● DATA RECORDS:
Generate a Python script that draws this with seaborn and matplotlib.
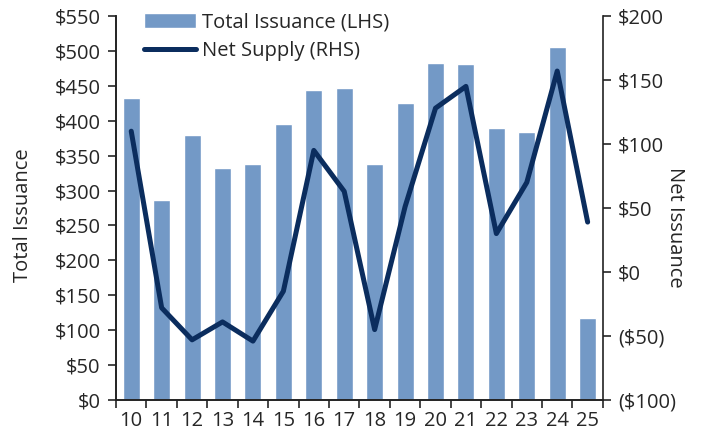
import numpy as np
import pandas as pd
import matplotlib
matplotlib.use("Agg")
import matplotlib.pyplot as plt
import seaborn as sns
from matplotlib.ticker import FuncFormatter, FixedLocator, NullFormatter

# chart values
years = ["10", "11", "12", "13", "14", "15", "16", "17",
         "18", "19", "20", "21", "22", "23", "24", "25"]
total_issuance = [433, 287, 379, 333, 338, 396, 444, 447,
                  338, 425, 483, 481, 390, 384, 506, 118]
net_supply = [110, -28, -53, -39, -54, -15, 95, 63,
              -45, 51, 128, 145, 30, 70, 157, 39]

df = pd.DataFrame({"year": years, "total": total_issuance, "net": net_supply})
df["pos"] = np.arange(len(df))

sns.set_style("white")
plt.rcParams["font.family"] = ["Open Sans", "DejaVu Sans"]
fs = 14.5

bar_color = "#7399C6"
line_color = "#0B2D5E"

fig = plt.figure(figsize=(7.01, 4.41), dpi=100)
ax = fig.add_axes([0.1655, 0.093, 0.6945, 0.8707])

sns.barplot(data=df, x="year", y="total", color=bar_color, width=0.56,
            saturation=1, ax=ax, label="Total Issuance (LHS)")
ax.set_xlim(-0.5, len(years) - 0.5)
ax.set_ylim(0, 550)
ax.set_yticks(np.arange(0, 551, 50))
ax.yaxis.set_major_formatter(FuncFormatter(lambda v, p: f"${v:.0f}"))

# ticks between the categories, labels in the middle
ax.xaxis.set_major_locator(FixedLocator(np.arange(-0.5, len(years), 1.0)))
ax.xaxis.set_major_formatter(NullFormatter())
ax.xaxis.set_minor_locator(FixedLocator(df["pos"].values))
ax.set_xticklabels(years, minor=True)
ax.tick_params(axis="x", which="minor", length=0, labelsize=fs, pad=8)
ax.tick_params(axis="x", which="major", length=6, width=1.2, direction="out", bottom=True)
ax.tick_params(axis="y", length=6, width=1.2, direction="out", left=True, labelsize=fs, pad=5)
ax.set_xlabel("")
ax.set_ylabel("Total Issuance", fontsize=fs)
ax.yaxis.set_label_coords(-0.17, 0.48)

ax2 = ax.twinx()
sns.lineplot(data=df, x="pos", y="net", color=line_color, lw=3.6, ax=ax2,
             label="Net Supply (RHS)", legend=False)
ax2.set_ylim(-100, 200)
ax2.set_yticks(np.arange(-100, 201, 50))
ax2.yaxis.set_major_formatter(
    FuncFormatter(lambda v, p: f"(${abs(v):.0f})" if v < 0 else f"${v:.0f}"))
ax2.tick_params(axis="y", length=6, width=1.2, direction="out", right=True, labelsize=fs, pad=5)
ax2.set_ylabel("Net Issuance", fontsize=fs, rotation=270, va="center")
ax2.yaxis.set_label_coords(1.148, 0.45)
ax2.set_xlim(-0.5, len(years) - 0.5)

for a in (ax, ax2):
    a.spines["top"].set_visible(False)
    for s in ("left", "right", "bottom"):
        a.spines[s].set_color("#222222")
        a.spines[s].set_linewidth(1.2)
ax.spines["right"].set_visible(False)

h1, l1 = ax.get_legend_handles_labels()
h2, l2 = ax2.get_legend_handles_labels()
if ax.get_legend():
    ax.get_legend().remove()
leg = ax2.legend(h1 + h2, l1 + l2, loc="upper left", bbox_to_anchor=(0.04, 1.03),
                 frameon=False, fontsize=fs, handlelength=2.6, handletextpad=0.3,
                 labelspacing=0.4, borderaxespad=0)

fig.savefig("out.png", dpi=100)
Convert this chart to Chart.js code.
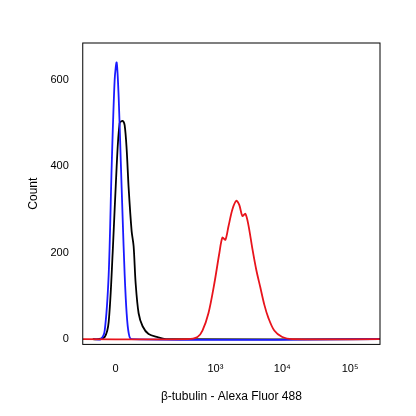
<!DOCTYPE html><html><head><script src="https://cdn.jsdelivr.net/npm/chart.js@4"></script>
<style>body{margin:0;background:#fff}#w{width:416px;height:416px}</style></head><body><div id="w"><canvas id="c"></canvas></div>
<script>
const xTicks=[33,133,200,268];
const xTickLabels=["0","10³","10⁴","10⁵"];
const yTicks=[0,200,400,600];
const blueX=[12,18,22,26,29,32,34,36,38,40,42,44,46,49,298];
const blueY=[0,0,20,150,400,600,640,560,420,280,150,60,15,0,0];
const blackX=[10,15,22,26,30,34,37,40,42,44,46,49,51,53,56,60,66,75,85,298];
const blackY=[0,0,5,40,200,400,500,505,495,440,350,250,215,130,60,30,12,5,0,0];
const redX=[0,105,115,120,126,132,137,140,143,146,150,154,157,160,163,166,170,174,178,182,186,192,200,210,298];
const redY=[0,0,5,20,60,130,200,235,230,260,300,320,310,285,290,265,210,160,120,80,50,20,5,0,0];
const mk=(xs,ys)=>xs.map((x,i)=>({x,y:ys[i]}));
const frame={id:'f',afterDraw(c){const a=c.chartArea,g=c.ctx;g.save();g.strokeStyle='#000';g.lineWidth=1;g.strokeRect(a.left,a.top,a.right-a.left,a.bottom-a.top);g.restore();}};
new Chart(document.getElementById('c'),{type:'line',data:{datasets:[
{data:mk(redX,redY),borderColor:'#e8141c',borderWidth:1.8,pointRadius:0,tension:0.3},
{data:mk(blueX,blueY),borderColor:'#1a1aff',borderWidth:1.8,pointRadius:0,tension:0.3},
{data:mk(blackX,blackY),borderColor:'#000',borderWidth:1.8,pointRadius:0,tension:0.3}]},
options:{responsive:true,maintainAspectRatio:false,animation:false,layout:{padding:{left:22,right:36,top:43,bottom:8}},
plugins:{legend:{display:false},tooltip:{enabled:false}},
scales:{x:{type:'linear',min:0,max:298,grid:{display:false},border:{display:false},
afterBuildTicks:s=>{s.ticks=xTicks.map(v=>({value:v}))},
ticks:{autoSkip:false,maxRotation:0,color:'#000',font:{family:'Liberation Sans',size:11},callback:v=>xTickLabels[xTicks.indexOf(v)],padding:10},
title:{display:true,text:'β-tubulin - Alexa Fluor 488',color:'#000',font:{family:'Liberation Sans',size:12}}},
y:{min:-12,max:685,grid:{display:false,drawTicks:true},border:{display:false},
afterBuildTicks:s=>{s.ticks=yTicks.map(v=>({value:v}))},
ticks:{color:'#000',font:{family:'Liberation Sans',size:11},padding:6},
title:{display:true,text:'Count',color:'#000',font:{family:'Liberation Sans',size:12}}}}},
plugins:[frame]});
</script></body></html>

● GOAL: Leave the pictures out and please restate exactly the lines running from the start of the material through the one with "ax = fig.add_axes([0.1655, 0.093, 0.6945, 0.8707])".

● THE SOLUTION:
Generate a Python script that draws this with seaborn and matplotlib.
import numpy as np
import pandas as pd
import matplotlib
matplotlib.use("Agg")
import matplotlib.pyplot as plt
import seaborn as sns
from matplotlib.ticker import FuncFormatter, FixedLocator, NullFormatter

# chart values
years = ["10", "11", "12", "13", "14", "15", "16", "17",
         "18", "19", "20", "21", "22", "23", "24", "25"]
total_issuance = [433, 287, 379, 333, 338, 396, 444, 447,
                  338, 425, 483, 481, 390, 384, 506, 118]
net_supply = [110, -28, -53, -39, -54, -15, 95, 63,
              -45, 51, 128, 145, 30, 70, 157, 39]

df = pd.DataFrame({"year": years, "total": total_issuance, "net": net_supply})
df["pos"] = np.arange(len(df))

sns.set_style("white")
plt.rcParams["font.family"] = ["Open Sans", "DejaVu Sans"]
fs = 14.5

bar_color = "#7399C6"
line_color = "#0B2D5E"

fig = plt.figure(figsize=(7.01, 4.41), dpi=100)
ax = fig.add_axes([0.1655, 0.093, 0.6945, 0.8707])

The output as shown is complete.